America the beautiful, fragile, ugly bully needs to peer into the reflection that is "Ragtime" and contemplate how it is that a nation so full of hope and good heart has become so mean and angry.

"Ragtime" asks us to pause and consider why we are so fearful of the future as we are losing confidence in our past.

Theater Latte Da opened its 19th season Saturday in its new permanent home, the Ritz Theater in northeast Minneapolis, with a poignant revival of this musical adapted from E.L. Doctorow's sweeping novel. Though set in fin de siècle New York, "Ragtime" is concerned with the same triumphs and tragedies that are in today's headlines.

Director Peter Rothstein has scaled this once massive show into a stripped down ritual that makes what might have been nostalgia feel current and urgent. Eleven adults and three children tell the parable of our nation's fraught psyche on a bare stage defined by a back brick wall (Michael Hoover's set) and a rolling grand piano that represents ragtime, that syncopated music so full of the rhythms and contradictions in Terrence McNally's script.

Mary Shabatura's lighting scheme uses shadows and small instruments to fine effect, and costume designer Trevor Bowen works overtime to clad the actors for their double and triple roles.

"Ragtime" follows three families through the wrenching transitions of turn-of-the-century America. Father (Daniel S. Hines) is rich enough to seek adventure elsewhere, leaving the home to Mother (Britta Ollmann). Coalhouse Walker Jr. (David L. Murray Jr.) seeks reconciliation through music with his beloved Sarah (Traci Allen Shannon). Tateh (Sasha Andreev) is fresh off the boat from Eastern Europe and seeking his fortune.
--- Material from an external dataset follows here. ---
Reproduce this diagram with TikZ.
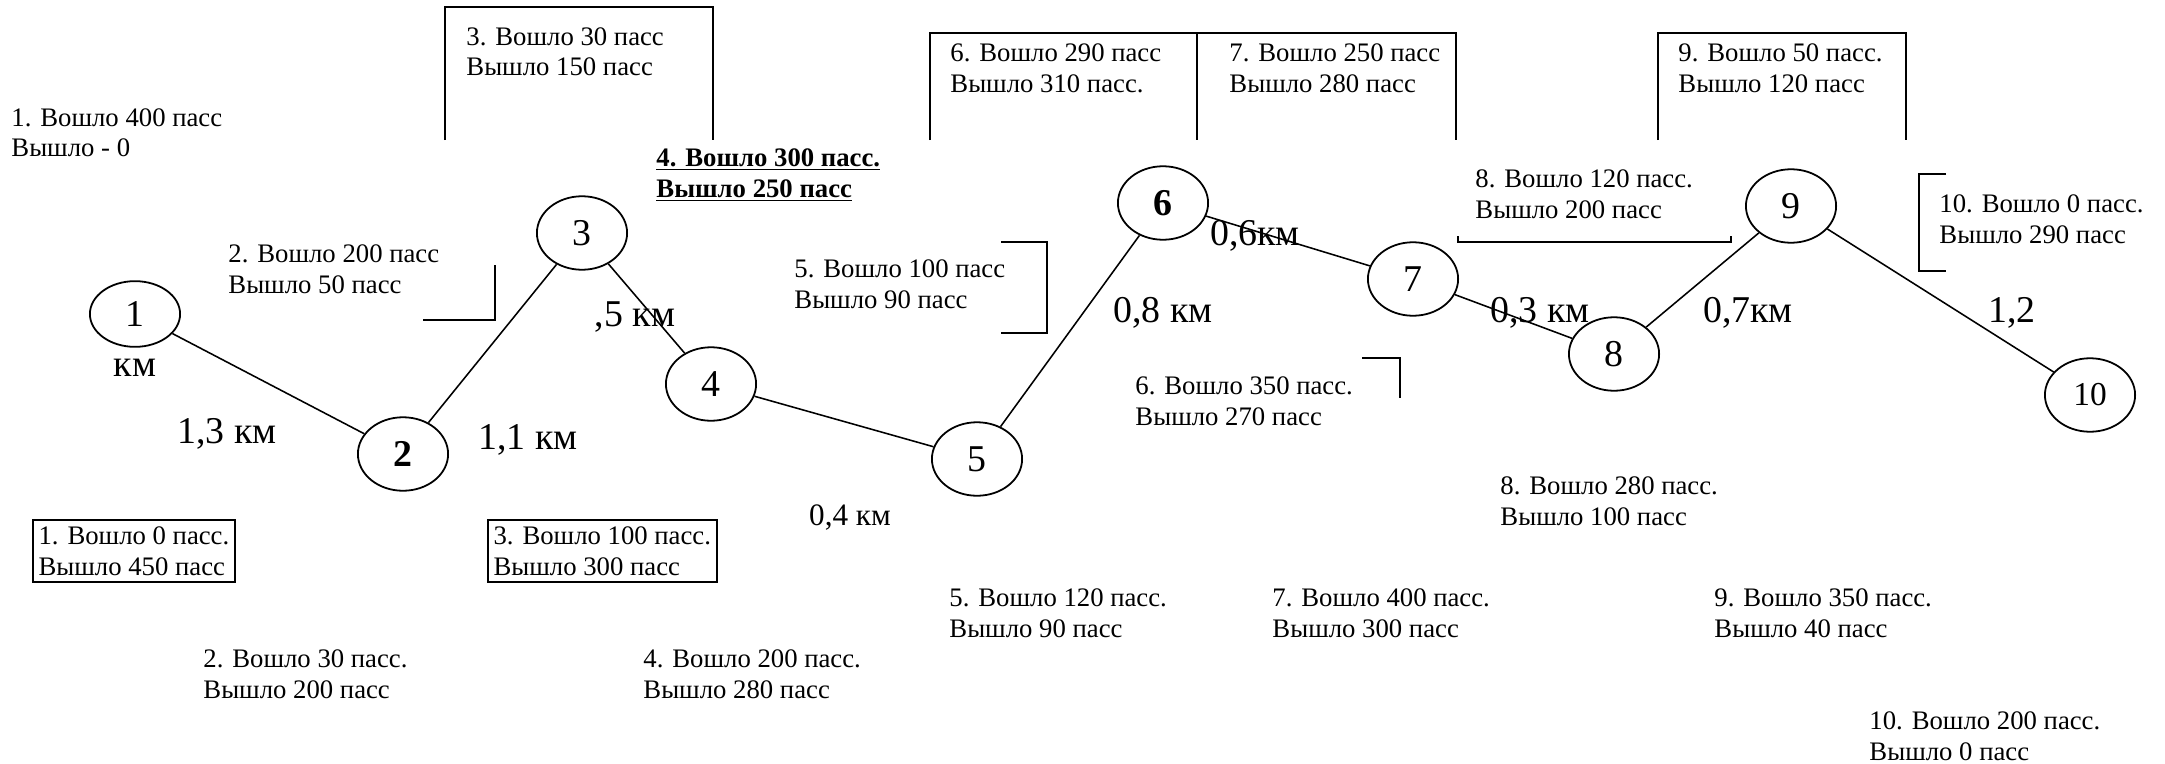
\documentclass[tikz,border=0pt]{standalone}
\usepackage{fontspec}
\setmainfont{Liberation Serif}
\usetikzlibrary{shapes.geometric, positioning}
\tikzset{
	x=0.449pt,
	y=-0.449pt,
	station/.style={ellipse, draw, line width=0.8pt, minimum width=40.5pt, minimum height=33pt, inner sep=0pt, font=\fontsize{17}{20}\selectfont},
	pass/.style={anchor=base west, align=left, inner sep=0pt, font=\fontsize{12}{13.9}\selectfont},
	passbox/.style={pass, draw, line width=0.9pt, inner xsep=2.5pt, inner ysep=3pt},
	dist/.style={inner sep=0pt, font=\fontsize{17}{20}\selectfont},
	frame/.style={line width=1pt},
	route/.style={line width=0.7pt}
}
\newcommand{\bu}[1]{\textbf{\underline{#1}}}

\begin{document}
\begin{tikzpicture}
	\useasboundingbox (0,0) rectangle (2165,763);
	
	\node[station, minimum height=29.5pt] (st1) at (135,314) {1};
	\node[station] (st2) at (403,454) {\textbf{2}};
	\node[station] (st3) at (582,233) {3};
	\node[station] (st4) at (711,384) {4};
	\node[station] (st5) at (977,459) {5};
	\node[station] (st6) at (1163,203) {\textbf{6}};
	\node[station] (st7) at (1413,279) {7};
	\node[station] (st8) at (1614,354) {8};
	\node[station] (st9) at (1791,206) {9};
	\node[station, font=\fontsize{15}{18}\selectfont] (st10) at (2090,395) {10};
	
	\node[dist, below=5pt of st1] (km1) {км};
	\node[dist] (d12) at (227,434) {1,3 км};
	\node[dist] (d23) at (528,440) {1,1 км};
	\node[dist] (d34) at (635,317) {,5 км};
	\node[dist, font=\fontsize{14}{16}\selectfont] (d45) at (850,518) {0,4 км};
	\node[dist] (d56) at (1163,313) {0,8 км};
	\node[dist] (d67) at (1255,236) {0,6км};
	\node[dist] (d78) at (1540,313) {0,3 км};
	\node[dist] (d89) at (1748,313) {0,7км};
	\node[dist] (d910) at (2012,313) {1,2};
	
	\node[pass] (up1) at (11,157) {1. Вошло 400 пасс\\Вышло - 0};
	\node[pass] (up3) at (466,76) {3. Вошло 30 пасс\\Вышло 150 пасс};
	\node[pass] (up4) at (656,197) {\bu{4. Вошло 300 пасс.}\\\bu{Вышло 250 пасс}};
	\node[pass] (up6) at (950,92) {6. Вошло 290 пасс\\Вышло 310 пасс.};
	\node[pass] (up7) at (1229,92) {7. Вошло 250 пасс\\Вышло 280 пасс};
	\node[pass] (up9) at (1678,92) {9. Вошло 50 пасс.\\Вышло 120 пасс};
	
	\node[pass] (mid2) at (228,293) {2. Вошло 200 пасс\\Вышло 50 пасс};
	\node[pass] (mid5) at (794,308) {5. Вошло 100 пасс\\Вышло 90 пасс};
	\node[pass] (mid8) at (1475,218) {8. Вошло 120 пасс.\\Вышло 200 пасс};
	\node[pass] (mid10) at (1939,243) {10. Вошло 0 пасс.\\Вышло 290 пасс};
	\node[pass] (mid6) at (1135,425) {6. Вошло 350 пасс.\\Вышло 270 пасс};
	\node[pass] (low8) at (1500,525) {8. Вошло 280 пасс.\\Вышло 100 пасс};
	
	\node[passbox] (box1) at (32,575) {1. Вошло 0 пасс.\\Вышло 450 пасс};
	\node[passbox] (box3) at (487,575) {3. Вошло 100 пасс.\\Вышло 300 пасс};
	
	\node[pass] (dn2) at (203,698) {2. Вошло 30 пасс.\\Вышло 200 пасс};
	\node[pass] (dn4) at (643,698) {4. Вошло 200 пасс.\\Вышло 280 пасс};
	\node[pass] (dn5) at (949,637) {5. Вошло 120 пасс.\\Вышло 90 пасс};
	\node[pass] (dn7) at (1272,637) {7. Вошло 400 пасс.\\Вышло 300 пасс};
	\node[pass] (dn9) at (1714,637) {9. Вошло 350 пасс.\\Вышло 40 пасс};
	\node[pass] (dn10) at (1869,760) {10. Вошло 200 пасс.\\Вышло 0 пасс};
	
	\draw[route]
	(st1) edge (st2)
	(st2) edge (st3)
	(st3) edge (st4)
	(st4) edge (st5)
	(st5) edge (st6)
	(st6) edge (st7)
	(st7) edge (st8)
	(st8) edge (st9)
	(st9) edge (st10)
	;
	
	\draw[frame] (445,140) -- (445,7) -- (713,7) -- (713,140);
	\draw[frame] (930,140) -- (930,33) -- (1456,33) -- (1456,140) (1197,33) -- (1197,140);
	\draw[frame] (1658,140) -- (1658,33) -- (1906,33) -- (1906,140);
	
	\draw[frame] (423,320) -- (495,320) -- (495,265);
	\draw[frame] (1001,242) -- (1047,242) -- (1047,333) -- (1001,333);
	\draw[frame] (1362,358) -- (1400,358) -- (1400,398);
	\draw[frame] (1458,236) -- (1458,242) -- (1731,242) -- (1731,236);
	\draw[frame] (1946,174) -- (1919,174) -- (1919,271) -- (1946,271);
\end{tikzpicture}
\end{document}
"Ragtime" does not pretend these are terribly complex portraits. The show, with music by Stephen Flaherty and lyrics by Lynn Ahrens, is a pageant of metaphor — a string of vignettes stitched together to tell a larger parable that feels relevant: how the avarice of great wealth seeks its own adventure and comfort; how the aspirations of people of color denied justice can be radicalized into protest, and how immigrants ironically are the greatest believers in the American dream.

And there on the periphery are the celebrities who distract us from what is important.

Ollmann is the pure heart of this show as the sympathetic Mother who takes in an abandoned baby and comforts the child's mom, played by Shannon with many layers of hurt.

Murray's face changes into hard disillusionment as Coalhouse turns to terrorism. Andreev as Tateh and Andre Shoals as Booker T. Washington do excellent work, as do Hines and Riley McNutt as a disillusioned man of privilege. Kelli Foster Warder's choreography uses silhouette to great effect.

Latte Da opened last season at the Ritz with the masterful "Sweeney Todd." The cool virtuosity of that work can't be matched by "Ragtime," but what this musical illustrates so well is the heart that Rothstein and music director Denise Prosek have always brought to Latte Da. And it is more than mere sentiment. Rothstein convinces us that these are the raw and honest emotions of people caught in hard times. This elegant staging provokes and comforts.

America needs provocation and comfort right now. Desperately so.